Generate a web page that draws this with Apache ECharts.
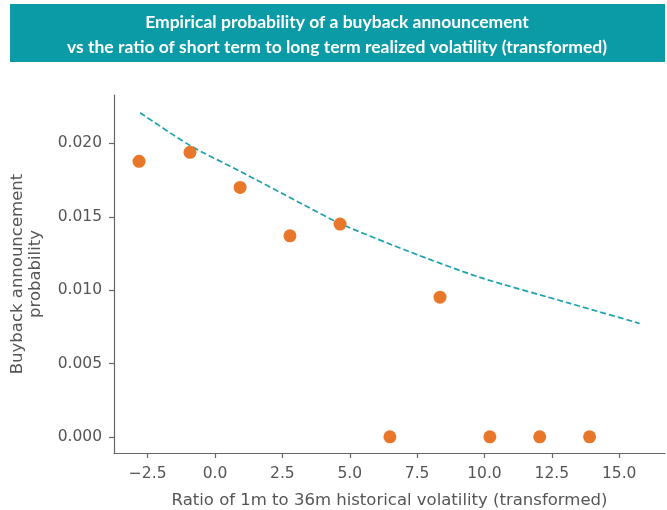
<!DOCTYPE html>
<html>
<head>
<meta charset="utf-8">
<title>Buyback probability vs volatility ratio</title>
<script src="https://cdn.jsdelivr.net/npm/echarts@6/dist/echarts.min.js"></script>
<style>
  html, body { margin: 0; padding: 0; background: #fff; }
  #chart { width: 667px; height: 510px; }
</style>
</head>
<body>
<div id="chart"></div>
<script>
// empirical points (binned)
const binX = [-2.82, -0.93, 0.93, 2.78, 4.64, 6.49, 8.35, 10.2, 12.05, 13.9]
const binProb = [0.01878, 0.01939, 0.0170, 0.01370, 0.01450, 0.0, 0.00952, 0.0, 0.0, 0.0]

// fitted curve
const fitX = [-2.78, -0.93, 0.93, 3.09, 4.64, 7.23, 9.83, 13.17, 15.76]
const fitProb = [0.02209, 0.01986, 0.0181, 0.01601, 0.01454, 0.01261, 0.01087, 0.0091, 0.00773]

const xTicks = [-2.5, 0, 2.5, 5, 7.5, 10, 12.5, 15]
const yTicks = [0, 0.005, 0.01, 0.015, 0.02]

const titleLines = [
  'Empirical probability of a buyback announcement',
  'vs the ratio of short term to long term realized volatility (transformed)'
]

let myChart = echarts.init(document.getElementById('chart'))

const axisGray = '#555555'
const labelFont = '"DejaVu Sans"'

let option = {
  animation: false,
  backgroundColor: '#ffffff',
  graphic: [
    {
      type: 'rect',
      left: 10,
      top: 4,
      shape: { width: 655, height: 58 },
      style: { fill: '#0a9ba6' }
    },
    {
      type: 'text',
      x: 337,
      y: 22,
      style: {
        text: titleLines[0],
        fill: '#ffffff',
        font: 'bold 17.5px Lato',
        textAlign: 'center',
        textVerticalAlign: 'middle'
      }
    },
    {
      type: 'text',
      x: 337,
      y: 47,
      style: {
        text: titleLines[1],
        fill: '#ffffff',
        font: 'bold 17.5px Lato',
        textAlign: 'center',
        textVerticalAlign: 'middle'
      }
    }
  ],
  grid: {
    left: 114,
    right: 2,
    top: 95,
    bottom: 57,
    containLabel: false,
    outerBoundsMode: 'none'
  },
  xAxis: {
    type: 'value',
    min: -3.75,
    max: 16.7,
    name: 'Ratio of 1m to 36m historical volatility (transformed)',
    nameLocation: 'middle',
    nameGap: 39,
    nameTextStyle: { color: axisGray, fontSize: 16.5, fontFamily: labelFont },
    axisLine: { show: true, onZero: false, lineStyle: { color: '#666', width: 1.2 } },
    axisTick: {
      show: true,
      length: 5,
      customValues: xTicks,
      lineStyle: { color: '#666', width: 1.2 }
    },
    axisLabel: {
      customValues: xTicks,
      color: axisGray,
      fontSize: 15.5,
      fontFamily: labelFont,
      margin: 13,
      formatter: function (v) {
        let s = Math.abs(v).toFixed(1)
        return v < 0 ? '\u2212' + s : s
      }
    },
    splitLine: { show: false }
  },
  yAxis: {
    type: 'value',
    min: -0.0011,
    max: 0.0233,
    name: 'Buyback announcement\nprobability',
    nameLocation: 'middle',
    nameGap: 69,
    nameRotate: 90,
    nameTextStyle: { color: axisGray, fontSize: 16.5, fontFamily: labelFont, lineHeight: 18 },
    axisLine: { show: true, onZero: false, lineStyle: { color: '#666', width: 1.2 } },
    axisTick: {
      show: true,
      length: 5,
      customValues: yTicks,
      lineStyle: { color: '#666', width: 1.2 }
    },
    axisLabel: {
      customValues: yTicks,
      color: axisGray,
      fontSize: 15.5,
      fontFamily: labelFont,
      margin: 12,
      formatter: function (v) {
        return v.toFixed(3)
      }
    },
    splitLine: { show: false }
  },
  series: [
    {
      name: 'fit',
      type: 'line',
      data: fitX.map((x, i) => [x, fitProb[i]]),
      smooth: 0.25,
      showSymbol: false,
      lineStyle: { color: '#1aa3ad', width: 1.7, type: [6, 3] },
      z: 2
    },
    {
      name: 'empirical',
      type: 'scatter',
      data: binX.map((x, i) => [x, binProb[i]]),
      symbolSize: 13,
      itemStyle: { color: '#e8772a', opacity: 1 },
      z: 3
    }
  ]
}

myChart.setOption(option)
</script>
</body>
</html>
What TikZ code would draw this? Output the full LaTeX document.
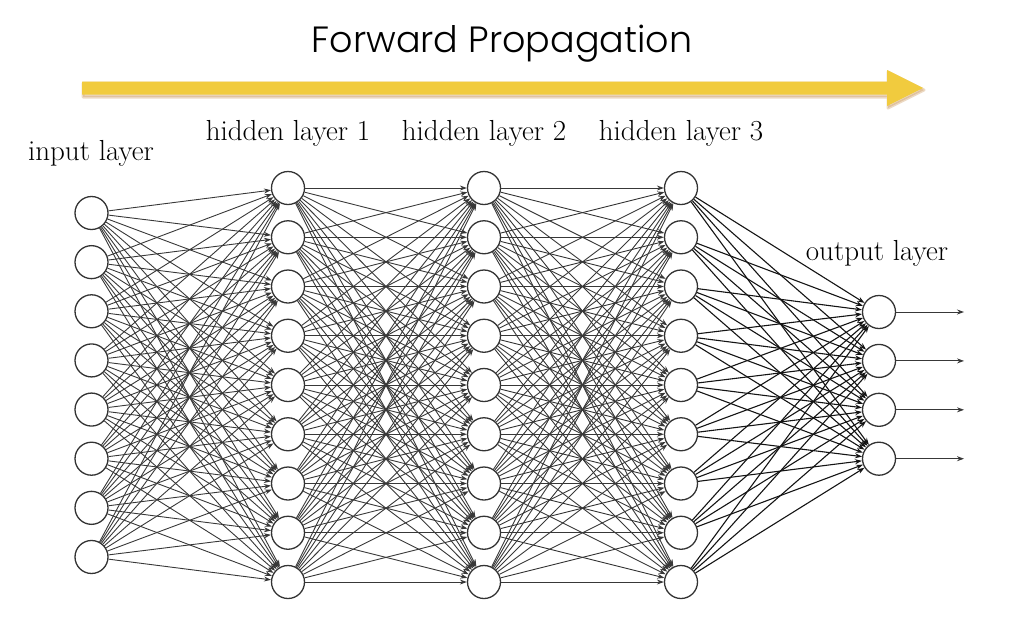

-.-.-

REQUIRED WORK
All the records need to be repeated exactly, with the images dropped.

RESULT OF THIS EXERCISE
Generate a web page that draws this with Apache ECharts.
<!DOCTYPE html>
<html>
<head>
<meta charset="utf-8">
<title>Buyback probability vs volatility ratio</title>
<script src="https://cdn.jsdelivr.net/npm/echarts@6/dist/echarts.min.js"></script>
<style>
  html, body { margin: 0; padding: 0; background: #fff; }
  #chart { width: 667px; height: 510px; }
</style>
</head>
<body>
<div id="chart"></div>
<script>
// empirical points (binned)
const binX = [-2.82, -0.93, 0.93, 2.78, 4.64, 6.49, 8.35, 10.2, 12.05, 13.9]
const binProb = [0.01878, 0.01939, 0.0170, 0.01370, 0.01450, 0.0, 0.00952, 0.0, 0.0, 0.0]

// fitted curve
const fitX = [-2.78, -0.93, 0.93, 3.09, 4.64, 7.23, 9.83, 13.17, 15.76]
const fitProb = [0.02209, 0.01986, 0.0181, 0.01601, 0.01454, 0.01261, 0.01087, 0.0091, 0.00773]

const xTicks = [-2.5, 0, 2.5, 5, 7.5, 10, 12.5, 15]
const yTicks = [0, 0.005, 0.01, 0.015, 0.02]

const titleLines = [
  'Empirical probability of a buyback announcement',
  'vs the ratio of short term to long term realized volatility (transformed)'
]

let myChart = echarts.init(document.getElementById('chart'))

const axisGray = '#555555'
const labelFont = '"DejaVu Sans"'

let option = {
  animation: false,
  backgroundColor: '#ffffff',
  graphic: [
    {
      type: 'rect',
      left: 10,
      top: 4,
      shape: { width: 655, height: 58 },
      style: { fill: '#0a9ba6' }
    },
    {
      type: 'text',
      x: 337,
      y: 22,
      style: {
        text: titleLines[0],
        fill: '#ffffff',
        font: 'bold 17.5px Lato',
        textAlign: 'center',
        textVerticalAlign: 'middle'
      }
    },
    {
      type: 'text',
      x: 337,
      y: 47,
      style: {
        text: titleLines[1],
        fill: '#ffffff',
        font: 'bold 17.5px Lato',
        textAlign: 'center',
        textVerticalAlign: 'middle'
      }
    }
  ],
  grid: {
    left: 114,
    right: 2,
    top: 95,
    bottom: 57,
    containLabel: false,
    outerBoundsMode: 'none'
  },
  xAxis: {
    type: 'value',
    min: -3.75,
    max: 16.7,
    name: 'Ratio of 1m to 36m historical volatility (transformed)',
    nameLocation: 'middle',
    nameGap: 39,
    nameTextStyle: { color: axisGray, fontSize: 16.5, fontFamily: labelFont },
    axisLine: { show: true, onZero: false, lineStyle: { color: '#666', width: 1.2 } },
    axisTick: {
      show: true,
      length: 5,
      customValues: xTicks,
      lineStyle: { color: '#666', width: 1.2 }
    },
    axisLabel: {
      customValues: xTicks,
      color: axisGray,
      fontSize: 15.5,
      fontFamily: labelFont,
      margin: 13,
      formatter: function (v) {
        let s = Math.abs(v).toFixed(1)
        return v < 0 ? '\u2212' + s : s
      }
    },
    splitLine: { show: false }
  },
  yAxis: {
    type: 'value',
    min: -0.0011,
    max: 0.0233,
    name: 'Buyback announcement\nprobability',
    nameLocation: 'middle',
    nameGap: 69,
    nameRotate: 90,
    nameTextStyle: { color: axisGray, fontSize: 16.5, fontFamily: labelFont, lineHeight: 18 },
    axisLine: { show: true, onZero: false, lineStyle: { color: '#666', width: 1.2 } },
    axisTick: {
      show: true,
      length: 5,
      customValues: yTicks,
      lineStyle: { color: '#666', width: 1.2 }
    },
    axisLabel: {
      customValues: yTicks,
      color: axisGray,
      fontSize: 15.5,
      fontFamily: labelFont,
      margin: 12,
      formatter: function (v) {
        return v.toFixed(3)
      }
    },
    splitLine: { show: false }
  },
  series: [
    {
      name: 'fit',
      type: 'line',
      data: fitX.map((x, i) => [x, fitProb[i]]),
      smooth: 0.25,
      showSymbol: false,
      lineStyle: { color: '#1aa3ad', width: 1.7, type: [6, 3] },
      z: 2
    },
    {
      name: 'empirical',
      type: 'scatter',
      data: binX.map((x, i) => [x, binProb[i]]),
      symbolSize: 13,
      itemStyle: { color: '#e8772a', opacity: 1 },
      z: 3
    }
  ]
}

myChart.setOption(option)
</script>
</body>
</html>
What TikZ code would draw this? Output the full LaTeX document.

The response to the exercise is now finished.